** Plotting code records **
====

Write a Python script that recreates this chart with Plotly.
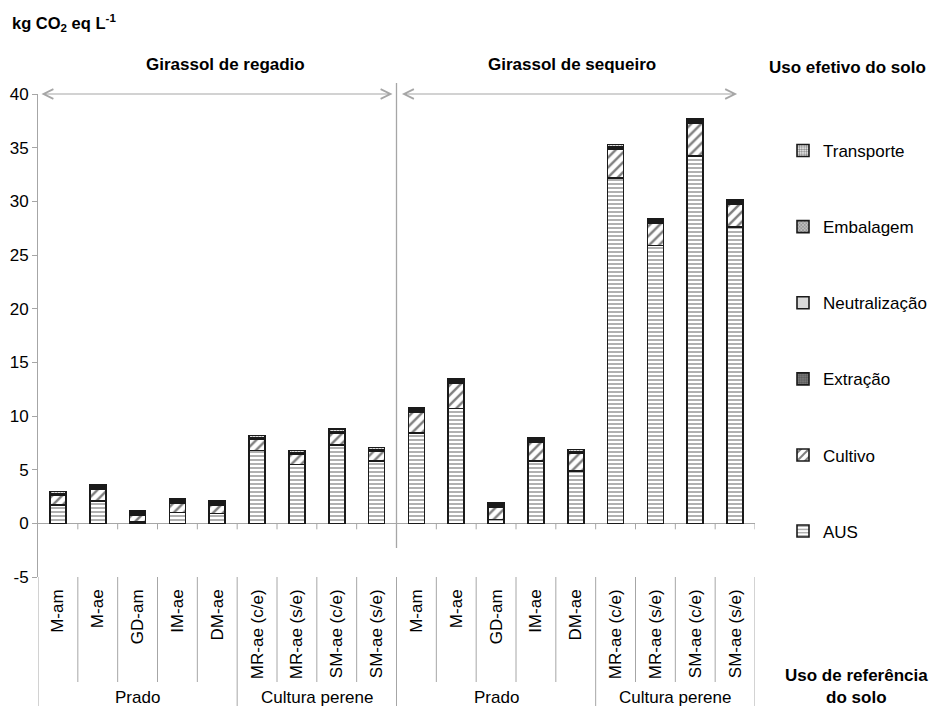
import plotly.graph_objects as go

# --- data -------------------------------------------------------------------
usos_referencia = ["M-am", "M-ae", "GD-am", "IM-ae", "DM-ae",
                   "MR-ae (c/e)", "MR-ae (s/e)", "SM-ae (c/e)", "SM-ae (s/e)"]
categorias = usos_referencia + usos_referencia
grupos_referencia = ["Prado", "Cultura perene", "Prado", "Cultura perene"]
tamanho_grupos = [5, 4, 5, 4]
sistemas = ["Girassol de regadio", "Girassol de sequeiro"]
y_ticks = [-5, 0, 5, 10, 15, 20, 25, 30, 35, 40]
y_tick_text = ["-5", "0", "5", "10", "15", "20", "25", "30", "35", "40"]

aus = [1.7, 2.1, 0.1, 1.0, 0.9, 6.8, 5.5, 7.3, 5.8,
       8.4, 10.7, 0.35, 5.8, 4.9, 32.2, 25.9, 34.2, 27.6]
cultivo = [0.9, 1.1, 0.7, 0.9, 0.8, 1.0, 0.9, 1.1, 0.9,
           2.0, 2.4, 1.2, 1.8, 1.6, 2.7, 2.1, 3.1, 2.15]
extracao = [0.04, 0.04, 0.03, 0.04, 0.04, 0.04, 0.04, 0.04, 0.04,
            0.04, 0.04, 0.03, 0.04, 0.04, 0.05, 0.05, 0.05, 0.05]
neutralizacao = [0.01, 0.01, 0.01, 0.01, 0.01, 0.01, 0.01, 0.01, 0.01,
                 0.01, 0.01, 0.01, 0.01, 0.01, 0.01, 0.01, 0.01, 0.01]
embalagem = [0.12, 0.12, 0.12, 0.12, 0.12, 0.12, 0.12, 0.12, 0.12,
             0.12, 0.12, 0.12, 0.12, 0.12, 0.12, 0.12, 0.12, 0.12]
transporte = [0.2, 0.2, 0.2, 0.2, 0.2, 0.2, 0.2, 0.2, 0.2,
              0.2, 0.2, 0.2, 0.2, 0.2, 0.2, 0.2, 0.2, 0.2]

componentes = [
    ("AUS", aus),
    ("Cultivo", cultivo),
    ("Extração", extracao),
    ("Neutralização", neutralizacao),
    ("Embalagem", embalagem),
    ("Transporte", transporte),
]

# --- styling ----------------------------------------------------------------
FONT = "Liberation Sans, Arial, sans-serif"
FS = 17
AXIS_GREY = "#a6a6a6"
padroes = {
    "AUS": dict(shape="-", fgcolor="#3a3a3a", bgcolor="white", size=4, solidity=0.4),
    "Cultivo": dict(shape="/", fgcolor="black", bgcolor="white", size=7, solidity=0.35),
    "Extração": dict(shape=".", fgcolor="#303030", bgcolor="#808080", size=3, solidity=0.5),
    "Neutralização": dict(shape="", fgcolor="#d9d9d9", bgcolor="#d9d9d9"),
    "Embalagem": dict(shape="x", fgcolor="#404040", bgcolor="#c0c0c0", size=3, solidity=0.4),
    "Transporte": dict(shape=".", fgcolor="black", bgcolor="white", size=3, solidity=0.5),
}
cores = {"AUS": "white", "Cultivo": "white", "Extração": "#808080",
         "Neutralização": "#d9d9d9", "Embalagem": "#c0c0c0", "Transporte": "white"}

x = list(range(len(categorias)))
n = len(categorias)

fig = go.Figure()
for i, (nome, valores) in enumerate(componentes):
    fig.add_trace(go.Bar(
        x=x, y=valores, name=nome, legendgroup=nome,
        legendrank=len(componentes) - i,
        marker=dict(color=cores[nome], pattern=padroes[nome],
                    line=dict(color="#1a1a1a", width=1.6)),
        width=0.4,
    ))

# plot area: x from 38 px to 755 px, y(40) at 94 px, y(-5) at 577 px
L, R, T, B = 38, 175, 94, 129
W, H = 930, 706
pw, ph = W - L - R, H - T - B


def px_x(p):
    return (p - L) / pw


def px_y(p):
    return (H - B - p) / ph


shapes = []
# small ticks hanging from the zero line at each category boundary
for k in range(1, n + 1):
    shapes.append(dict(type="line", xref="x", yref="y", x0=k - 0.5, x1=k - 0.5,
                       y0=0, y1=-0.56, line=dict(color=AXIS_GREY, width=1)))
# separators in the category label area
fronteiras_grupo = [0]
acc = 0
for t in tamanho_grupos:
    acc += t
    fronteiras_grupo.append(acc)
for k in range(0, n + 1):
    fundo = px_y(H) if k in fronteiras_grupo else px_y(682)
    shapes.append(dict(type="line", xref="x", yref="paper", x0=k - 0.5, x1=k - 0.5,
                       y0=0, y1=fundo, line=dict(color=AXIS_GREY, width=1)))
# vertical divider between the two crop systems
meio = len(usos_referencia) - 0.5
shapes.append(dict(type="line", xref="x", yref="paper", x0=meio, x1=meio,
                   y0=px_y(548), y1=px_y(83), line=dict(color=AXIS_GREY, width=1.3)))

annotations = []
# double-headed arrows spanning each crop system
for a0, a1 in [(-0.45, meio - 0.1), (meio + 0.1, n - 0.95)]:
    annotations.append(dict(x=a1, y=40, ax=a0, ay=40, xref="x", yref="y",
                            axref="x", ayref="y", text="", showarrow=True,
                            arrowhead=5, startarrowhead=5, arrowside="end+start",
                            arrowsize=1.6, startarrowsize=1.6, arrowwidth=1.2,
                            arrowcolor=AXIS_GREY, standoff=0, startstandoff=0))


def rotulo(texto, xv, yv, xref="paper", size=FS, xanchor="center"):
    return dict(x=xv, y=yv, xref=xref, yref="paper", text=texto, showarrow=False,
                xanchor=xanchor, yanchor="middle",
                font=dict(size=size, color="black", family=FONT))


# crop system titles
for xv, s in zip([4.2, 12.9], sistemas):
    annotations.append(rotulo(f"<b>{s}</b>", xv, px_y(65), xref="x"))
# reference-use group labels
inicio = 0
for g, t in zip(grupos_referencia, tamanho_grupos):
    annotations.append(rotulo(g, inicio + (t - 1) / 2, px_y(697), xref="x"))
    inicio += t
annotations += [
    rotulo("<b>kg CO<sub>2</sub> eq L<sup>-1</sup></b>", px_x(10), px_y(23),
           size=16.5, xanchor="left"),
    rotulo("<b>Uso efetivo do solo</b>", px_x(928), px_y(67), xanchor="right"),
    rotulo("<b>Uso de referência<br>do solo</b>", px_x(856), px_y(686)),
]

fig.update_layout(
    width=W, height=H,
    margin=dict(l=L, r=R, t=T, b=B, pad=0, autoexpand=False),
    paper_bgcolor="white", plot_bgcolor="white",
    barmode="stack",
    font=dict(family=FONT, size=FS, color="black"),
    shapes=shapes, annotations=annotations,
    legend=dict(x=px_x(783), y=px_y(133), xanchor="left", yanchor="top",
                traceorder="grouped", tracegroupgap=51,
                font=dict(size=FS, color="black", family=FONT),
                bgcolor="rgba(0,0,0,0)"),
    xaxis=dict(range=[-0.5, n - 0.5], tickvals=x, ticktext=categorias,
               tickangle=-90, ticks="", showline=False, showgrid=False,
               zeroline=False, ticklabelstandoff=8, automargin=False,
               tickfont=dict(size=FS, color="black", family=FONT)),
    yaxis=dict(range=[-5, 40], tickvals=y_ticks, ticktext=y_tick_text,
               showgrid=False, showline=True, linecolor=AXIS_GREY, linewidth=1,
               ticks="outside", ticklen=5, tickcolor=AXIS_GREY, automargin=False,
               zeroline=True, zerolinecolor=AXIS_GREY, zerolinewidth=1,
               tickfont=dict(size=FS, color="black", family=FONT)),
)

fig.write_html("out.html")
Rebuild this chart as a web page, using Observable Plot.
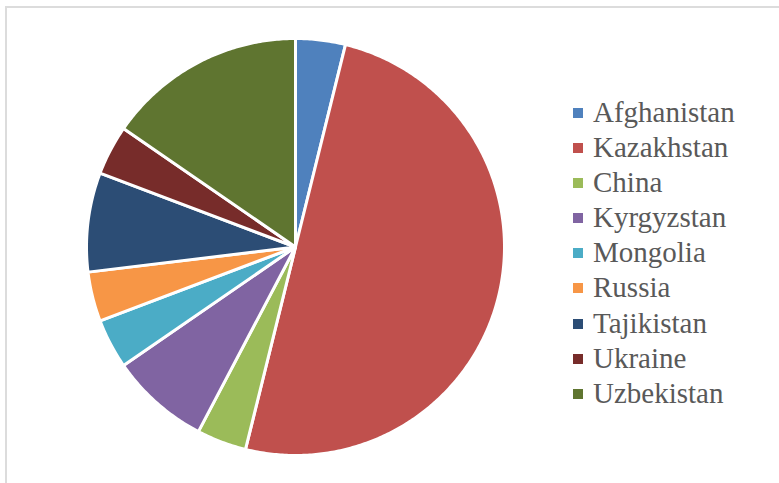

====

** Written problem **
Transcribe the full listing above exactly as it stands, minus the pictures.

** Expected output **
Write a Python script that recreates this chart with Plotly.
import plotly.graph_objects as go

# --- data -------------------------------------------------------------------
usos_referencia = ["M-am", "M-ae", "GD-am", "IM-ae", "DM-ae",
                   "MR-ae (c/e)", "MR-ae (s/e)", "SM-ae (c/e)", "SM-ae (s/e)"]
categorias = usos_referencia + usos_referencia
grupos_referencia = ["Prado", "Cultura perene", "Prado", "Cultura perene"]
tamanho_grupos = [5, 4, 5, 4]
sistemas = ["Girassol de regadio", "Girassol de sequeiro"]
y_ticks = [-5, 0, 5, 10, 15, 20, 25, 30, 35, 40]
y_tick_text = ["-5", "0", "5", "10", "15", "20", "25", "30", "35", "40"]

aus = [1.7, 2.1, 0.1, 1.0, 0.9, 6.8, 5.5, 7.3, 5.8,
       8.4, 10.7, 0.35, 5.8, 4.9, 32.2, 25.9, 34.2, 27.6]
cultivo = [0.9, 1.1, 0.7, 0.9, 0.8, 1.0, 0.9, 1.1, 0.9,
           2.0, 2.4, 1.2, 1.8, 1.6, 2.7, 2.1, 3.1, 2.15]
extracao = [0.04, 0.04, 0.03, 0.04, 0.04, 0.04, 0.04, 0.04, 0.04,
            0.04, 0.04, 0.03, 0.04, 0.04, 0.05, 0.05, 0.05, 0.05]
neutralizacao = [0.01, 0.01, 0.01, 0.01, 0.01, 0.01, 0.01, 0.01, 0.01,
                 0.01, 0.01, 0.01, 0.01, 0.01, 0.01, 0.01, 0.01, 0.01]
embalagem = [0.12, 0.12, 0.12, 0.12, 0.12, 0.12, 0.12, 0.12, 0.12,
             0.12, 0.12, 0.12, 0.12, 0.12, 0.12, 0.12, 0.12, 0.12]
transporte = [0.2, 0.2, 0.2, 0.2, 0.2, 0.2, 0.2, 0.2, 0.2,
              0.2, 0.2, 0.2, 0.2, 0.2, 0.2, 0.2, 0.2, 0.2]

componentes = [
    ("AUS", aus),
    ("Cultivo", cultivo),
    ("Extração", extracao),
    ("Neutralização", neutralizacao),
    ("Embalagem", embalagem),
    ("Transporte", transporte),
]

# --- styling ----------------------------------------------------------------
FONT = "Liberation Sans, Arial, sans-serif"
FS = 17
AXIS_GREY = "#a6a6a6"
padroes = {
    "AUS": dict(shape="-", fgcolor="#3a3a3a", bgcolor="white", size=4, solidity=0.4),
    "Cultivo": dict(shape="/", fgcolor="black", bgcolor="white", size=7, solidity=0.35),
    "Extração": dict(shape=".", fgcolor="#303030", bgcolor="#808080", size=3, solidity=0.5),
    "Neutralização": dict(shape="", fgcolor="#d9d9d9", bgcolor="#d9d9d9"),
    "Embalagem": dict(shape="x", fgcolor="#404040", bgcolor="#c0c0c0", size=3, solidity=0.4),
    "Transporte": dict(shape=".", fgcolor="black", bgcolor="white", size=3, solidity=0.5),
}
cores = {"AUS": "white", "Cultivo": "white", "Extração": "#808080",
         "Neutralização": "#d9d9d9", "Embalagem": "#c0c0c0", "Transporte": "white"}

x = list(range(len(categorias)))
n = len(categorias)

fig = go.Figure()
for i, (nome, valores) in enumerate(componentes):
    fig.add_trace(go.Bar(
        x=x, y=valores, name=nome, legendgroup=nome,
        legendrank=len(componentes) - i,
        marker=dict(color=cores[nome], pattern=padroes[nome],
                    line=dict(color="#1a1a1a", width=1.6)),
        width=0.4,
    ))

# plot area: x from 38 px to 755 px, y(40) at 94 px, y(-5) at 577 px
L, R, T, B = 38, 175, 94, 129
W, H = 930, 706
pw, ph = W - L - R, H - T - B


def px_x(p):
    return (p - L) / pw


def px_y(p):
    return (H - B - p) / ph


shapes = []
# small ticks hanging from the zero line at each category boundary
for k in range(1, n + 1):
    shapes.append(dict(type="line", xref="x", yref="y", x0=k - 0.5, x1=k - 0.5,
                       y0=0, y1=-0.56, line=dict(color=AXIS_GREY, width=1)))
# separators in the category label area
fronteiras_grupo = [0]
acc = 0
for t in tamanho_grupos:
    acc += t
    fronteiras_grupo.append(acc)
for k in range(0, n + 1):
    fundo = px_y(H) if k in fronteiras_grupo else px_y(682)
    shapes.append(dict(type="line", xref="x", yref="paper", x0=k - 0.5, x1=k - 0.5,
                       y0=0, y1=fundo, line=dict(color=AXIS_GREY, width=1)))
# vertical divider between the two crop systems
meio = len(usos_referencia) - 0.5
shapes.append(dict(type="line", xref="x", yref="paper", x0=meio, x1=meio,
                   y0=px_y(548), y1=px_y(83), line=dict(color=AXIS_GREY, width=1.3)))

annotations = []
# double-headed arrows spanning each crop system
for a0, a1 in [(-0.45, meio - 0.1), (meio + 0.1, n - 0.95)]:
    annotations.append(dict(x=a1, y=40, ax=a0, ay=40, xref="x", yref="y",
                            axref="x", ayref="y", text="", showarrow=True,
                            arrowhead=5, startarrowhead=5, arrowside="end+start",
                            arrowsize=1.6, startarrowsize=1.6, arrowwidth=1.2,
                            arrowcolor=AXIS_GREY, standoff=0, startstandoff=0))


def rotulo(texto, xv, yv, xref="paper", size=FS, xanchor="center"):
    return dict(x=xv, y=yv, xref=xref, yref="paper", text=texto, showarrow=False,
                xanchor=xanchor, yanchor="middle",
                font=dict(size=size, color="black", family=FONT))


# crop system titles
for xv, s in zip([4.2, 12.9], sistemas):
    annotations.append(rotulo(f"<b>{s}</b>", xv, px_y(65), xref="x"))
# reference-use group labels
inicio = 0
for g, t in zip(grupos_referencia, tamanho_grupos):
    annotations.append(rotulo(g, inicio + (t - 1) / 2, px_y(697), xref="x"))
    inicio += t
annotations += [
    rotulo("<b>kg CO<sub>2</sub> eq L<sup>-1</sup></b>", px_x(10), px_y(23),
           size=16.5, xanchor="left"),
    rotulo("<b>Uso efetivo do solo</b>", px_x(928), px_y(67), xanchor="right"),
    rotulo("<b>Uso de referência<br>do solo</b>", px_x(856), px_y(686)),
]

fig.update_layout(
    width=W, height=H,
    margin=dict(l=L, r=R, t=T, b=B, pad=0, autoexpand=False),
    paper_bgcolor="white", plot_bgcolor="white",
    barmode="stack",
    font=dict(family=FONT, size=FS, color="black"),
    shapes=shapes, annotations=annotations,
    legend=dict(x=px_x(783), y=px_y(133), xanchor="left", yanchor="top",
                traceorder="grouped", tracegroupgap=51,
                font=dict(size=FS, color="black", family=FONT),
                bgcolor="rgba(0,0,0,0)"),
    xaxis=dict(range=[-0.5, n - 0.5], tickvals=x, ticktext=categorias,
               tickangle=-90, ticks="", showline=False, showgrid=False,
               zeroline=False, ticklabelstandoff=8, automargin=False,
               tickfont=dict(size=FS, color="black", family=FONT)),
    yaxis=dict(range=[-5, 40], tickvals=y_ticks, ticktext=y_tick_text,
               showgrid=False, showline=True, linecolor=AXIS_GREY, linewidth=1,
               ticks="outside", ticklen=5, tickcolor=AXIS_GREY, automargin=False,
               zeroline=True, zerolinecolor=AXIS_GREY, zerolinewidth=1,
               tickfont=dict(size=FS, color="black", family=FONT)),
)

fig.write_html("out.html")
Rebuild this chart as a web page, using Observable Plot.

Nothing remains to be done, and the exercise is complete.